Political Manifestos and
Business Strategies

The art of communicating to win

At the midway point in the election campaign, each of the main parties has launched their manifestos; their pitch to voters of what they’ll do should they get into government on 5 July.

Each manifesto has been forensically researched and articulated, designed to inspire voters old and new through a careful blend of ambition, confidence and realism. At the heart of their approach is harnessing voter insights to understand precisely what audiences are demanding and communicating in a way that speaks directly to their needs.

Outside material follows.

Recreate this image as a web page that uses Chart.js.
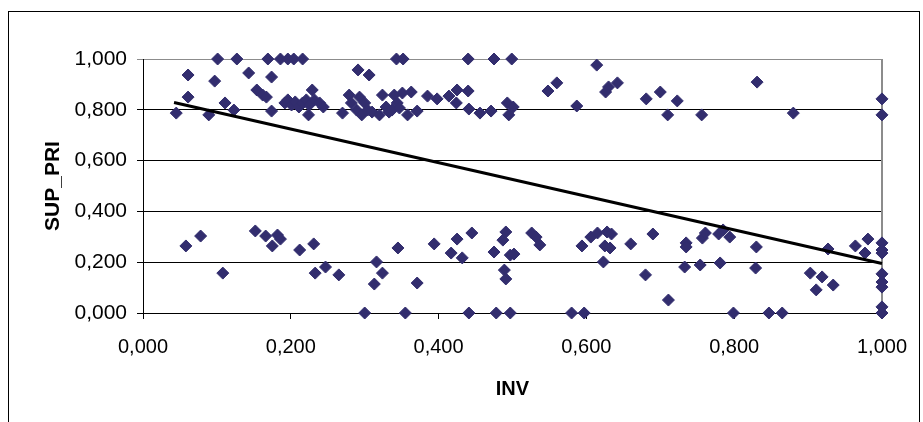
<!DOCTYPE html>
<html>
<head>
<meta charset="utf-8">
<script src="https://cdn.jsdelivr.net/npm/chart.js@4"></script>
<style>
  html, body { margin: 0; padding: 0; background: #fff; }
  #wrap { width: 923px; height: 422px; }
</style>
</head>
<body>
<div id="wrap"><canvas id="myChart" width="923" height="422"></canvas></div>
<script>
// INV / SUP_PRI pairs, upper cluster
const invUpper = [
  0.101, 0.127, 0.169, 0.186, 0.196, 0.204, 0.216, 0.343, 0.352, 0.440, 0.475, 0.499,
  0.061, 0.097, 0.143, 0.174, 0.061, 0.045, 0.089, 0.111, 0.123, 0.154, 0.162, 0.167, 0.174,
  0.192, 0.196, 0.201, 0.206, 0.211, 0.216, 0.221, 0.225, 0.229, 0.232, 0.224, 0.239, 0.244,
  0.291, 0.306,
  0.270, 0.279, 0.282, 0.289, 0.293, 0.296, 0.300, 0.304, 0.310, 0.320, 0.324, 0.329, 0.333, 0.340, 0.344, 0.351, 0.363,
  0.337, 0.347, 0.358, 0.371, 0.385, 0.398, 0.414, 0.425, 0.440, 0.424, 0.441, 0.456, 0.471, 0.493, 0.501, 0.495,
  0.548, 0.560, 0.587, 0.614, 0.626, 0.630, 0.642, 0.681, 0.700, 0.723, 0.710, 0.756, 0.831, 0.880, 1.000, 1.000
];
const supUpper = [
  1, 1, 1, 1, 1, 1, 1, 1, 1, 1, 1, 1,
  0.937, 0.913, 0.945, 0.929, 0.850, 0.787, 0.780, 0.827, 0.799, 0.878, 0.858, 0.850, 0.795,
  0.827, 0.839, 0.819, 0.831, 0.811, 0.827, 0.839, 0.819, 0.878, 0.839, 0.780, 0.827, 0.811,
  0.957, 0.937,
  0.787, 0.858, 0.827, 0.799, 0.850, 0.780, 0.827, 0.799, 0.791, 0.780, 0.858, 0.811, 0.791, 0.858, 0.827, 0.866, 0.870,
  0.799, 0.807, 0.780, 0.795, 0.854, 0.843, 0.854, 0.878, 0.874, 0.827, 0.803, 0.787, 0.795, 0.827, 0.811, 0.780,
  0.874, 0.906, 0.815, 0.976, 0.870, 0.890, 0.906, 0.843, 0.870, 0.835, 0.780, 0.780, 0.909, 0.787, 0.843, 0.780
];

// lower cluster
const invLower = [
  0.058, 0.078, 0.108, 0.152, 0.166, 0.175, 0.182, 0.186, 0.212, 0.231, 0.233, 0.247, 0.265,
  0.316, 0.324, 0.313, 0.300, 0.345, 0.371, 0.394, 0.417, 0.425, 0.432, 0.445,
  0.475, 0.487, 0.491, 0.497, 0.502, 0.489, 0.491, 0.526, 0.532, 0.537,
  0.594, 0.606, 0.615, 0.628, 0.634, 0.625, 0.632, 0.623, 0.660, 0.680, 0.690, 0.711,
  0.735, 0.735, 0.733, 0.754, 0.757, 0.761, 0.779, 0.785, 0.794, 0.781, 0.830, 0.829,
  0.903, 0.919, 0.911, 0.934, 0.927, 0.964, 0.981, 0.977,
  1, 1, 1, 1, 1, 1, 1, 1,
  0.355, 0.441, 0.478, 0.497, 0.580, 0.597, 0.799, 0.847, 0.865
];
const supLower = [
  0.264, 0.303, 0.157, 0.323, 0.303, 0.264, 0.307, 0.291, 0.248, 0.272, 0.157, 0.181, 0.150,
  0.201, 0.157, 0.114, 0, 0.256, 0.118, 0.272, 0.236, 0.291, 0.217, 0.315,
  0.240, 0.287, 0.319, 0.228, 0.232, 0.169, 0.134, 0.315, 0.299, 0.268,
  0.264, 0.299, 0.315, 0.319, 0.311, 0.264, 0.256, 0.201, 0.272, 0.150, 0.311, 0.051,
  0.276, 0.260, 0.181, 0.189, 0.295, 0.315, 0.311, 0.327, 0.299, 0.197, 0.260, 0.177,
  0.157, 0.142, 0.091, 0.110, 0.252, 0.264, 0.291, 0.236,
  0.276, 0.248, 0.236, 0.154, 0.122, 0.102, 0.024, 0,
  0, 0, 0, 0, 0, 0, 0, 0, 0
];

// linear trend line end points
const trendX = [0.042, 1.0];
const trendY = [0.829, 0.195];

const tickValues = [0, 0.2, 0.4, 0.6, 0.8, 1.0];

const toPoints = (xs, ys) => xs.map((x, i) => ({ x: x, y: ys[i] }));
const points = toPoints(invUpper, supUpper).concat(toPoints(invLower, supLower));
const trend = toPoints(trendX, trendY);

const fmt = v => v.toFixed(3).replace('.', ',');
const markerColor = '#322d6e';

// frame round the whole chart and the grey plot-area edge on the right
const framePlugin = {
  id: 'frame',
  beforeDraw(chart) {
    const ctx = chart.ctx;
    ctx.save();
    ctx.fillStyle = '#fff';
    ctx.fillRect(0, 0, chart.width, chart.height);
    ctx.strokeStyle = '#000';
    ctx.lineWidth = 1;
    ctx.strokeRect(8.5, 11.5, 911, 430);
    ctx.restore();
  },
  beforeDatasetsDraw(chart) {
    const { ctx, chartArea } = chart;
    ctx.save();
    ctx.strokeStyle = '#8c8c8c';
    ctx.lineWidth = 2;
    ctx.beginPath();
    ctx.moveTo(chartArea.right, chartArea.top);
    ctx.lineTo(chartArea.right, chartArea.bottom);
    ctx.stroke();
    ctx.restore();
  }
};

const config = {
  type: 'scatter',
  data: {
    datasets: [
      {
        label: 'SUP_PRI',
        data: points,
        pointStyle: 'rectRot',
        pointRadius: 6,
        pointHoverRadius: 6,
        backgroundColor: markerColor,
        borderColor: markerColor,
        borderWidth: 1,
        clip: false,
        order: 2
      },
      {
        label: 'trend',
        type: 'line',
        data: trend,
        borderColor: '#000',
        borderWidth: 3,
        pointRadius: 0,
        fill: false,
        clip: false,
        order: 1
      }
    ]
  },
  options: {
    responsive: false,
    animation: false,
    layout: { padding: { top: 59, right: 39, left: 0, bottom: 0 } },
    plugins: {
      legend: { display: false },
      tooltip: { enabled: false }
    },
    scales: {
      x: {
        type: 'linear',
        min: 0,
        max: 1,
        afterBuildTicks: s => { s.ticks = tickValues.map(v => ({ value: v })); },
        afterFit: s => { s.height = 109; },
        grid: {
          drawOnChartArea: false,
          drawTicks: true,
          tickLength: 6,
          color: '#000'
        },
        border: { color: '#000', width: 1 },
        ticks: {
          color: '#000',
          padding: 16,
          maxRotation: 0,
          font: { family: 'Liberation Sans', size: 20 },
          callback: v => fmt(v)
        },
        title: {
          display: true,
          text: 'INV',
          color: '#000',
          font: { family: 'Liberation Sans', size: 20, weight: 'bold' },
          padding: { top: 0, bottom: 21 }
        }
      },
      y: {
        type: 'linear',
        min: 0,
        max: 1,
        afterBuildTicks: s => { s.ticks = tickValues.map(v => ({ value: v })); },
        afterFit: s => { s.width = 143; },
        grid: {
          drawTicks: true,
          tickLength: 6,
          lineWidth: 1,
          color: ctx => (ctx.tick && ctx.tick.value === 1 ? '#8c8c8c' : '#000')
        },
        border: { color: '#000', width: 1 },
        ticks: {
          color: '#000',
          padding: 10,
          font: { family: 'Liberation Sans', size: 21 },
          callback: v => fmt(v)
        },
        title: {
          display: true,
          text: 'SUP_PRI',
          color: '#000',
          font: { family: 'Liberation Sans', size: 21, weight: 'bold' },
          padding: { top: 41, bottom: 0 }
        }
      }
    }
  },
  plugins: [framePlugin]
};

const myChart = new Chart(document.getElementById('myChart'), config);
</script>
</body>
</html>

Take the Labour Party, who, in a bid to speak to both their heartland and to business at once, have promised a ‘tax lock for working people’, alongside a new National Wealth Fund and a raft of reforms to enable growth without penalising their core audience. And of course, their central message of change is an unashamed bid to attract younger voters while inspiring reminiscence among the disillusioned who remember their 1997 landslide win.

Meanwhile, the Conservatives want to convince voters that ‘the plan is working’, allowing them to offer tax cuts as evidence of a successful legacy and that they can be trusted to continue to protect voters’ best interests.

In many ways, party manifestos are the political equivalent of business strategies: audience-centric roadmaps to shape the future and, ultimately, to win. At Brands2Life, we work closely with clients to articulate and realise their strategies, providing an in-depth understanding of their key stakeholders, what they want to hear and crafting communications to meet audience needs.

We know, from experience, that there are five things that both manifestos and business strategies need to do if they are to succeed.

1. Build credibility

For political parties and businesses alike, credibility is key.

Political parties build their credibility by rolling out manifestos that showcase their values, past wins, and future promises, fine-tuned to the aspirations of the electorate. Traditionally, with some notable exceptions, they avoid significant surprises.

Business strategies share common themes, leveraging evidence of good governance and past successes to assure employees, shareholders, and a wider network of stakeholders that promises of growth can be believed.

Credibility is the bedrock of the relationships each seeks to build, whether it’s with voters or customers.

2. Plan to deliver

The days of hyperbole and business rhetoric have passed: leaders know that if their strategies are to persuade, they must be accompanied an actionable plan for delivery. Audiences today are mistrusting of promises alone. Take environmental claims: seven in 10 Brits don’t believe environmental claims by businesses are credible, giving rise to a wave of sustainability transition plans which now accompany corporate green pledges.

Likewise, political parties know their manifestos cannot rely on creative writing alone. The pithily titled Labour Party manifesto, Change, may promise a new future, but sceptical voters will be looking for detail on how change is to be effected before they are convinced.

At the core of persuading an audience is clear, compelling messaging, not only on the vision but about the plan too.

3. Avoid unwelcome surprises

Stability is critical to both a manifesto and a business strategy.

Traditionally, political parties side-step controversial or unexpected policies in their manifestos to avoid alienating voters, while businesses aim to present stable, reliable growth plans, avoiding any risks that might spook investors or customers.

Both need to strike a balance between ambition and realism, ensuring their promises are solid and achievable to avoid hitting bumps in the road.

4. Showmanship matters

While stability is vital, so too is theatre.

Political parties throw in visionary projects or reforms to excite voters, or adopt outlandish techniques to get themselves heard and introduce them to a range of voters – cue Liberal Democrat leader Sir Ed Davey, who’s campaign has taken in paddleboarding, rollercoasters, and obstacle courses, to name a few.

Against a challenging commercial backdrop, many businesses similarly pivot, innovate and expand to create buzz and investor interest, often keeping these final surprises under wraps until the last moment. The more you can surprise audiences with a credible offer, the better.

5. Context counts

In the same way that political parties need to adapt their manifesto to reflect where they are in a political cycle, business strategy reflects where a company is commercially. Acknowledging situational realities can help businesses and political parties alike prioritise their audiences and corresponding messaging. A struggling business will relentlessly focus on aggressive turnaround plans to calm investors, while a market leader focuses on deepening trust to keep its top spot and maintain steady growth.

Likewise with the manifestos, you can see political parties acknowledge the reality of their standing:  as the incumbent, the Conservatives are leaning on stability to assuage economic and geopolitical turmoil, while Labour is the challenger, seeking to turn the page for a new generation of voters.

Time will tell which party most accurately tuned into the mood of the nation. As for business, the field is wide open for new winners once a new government is in seat.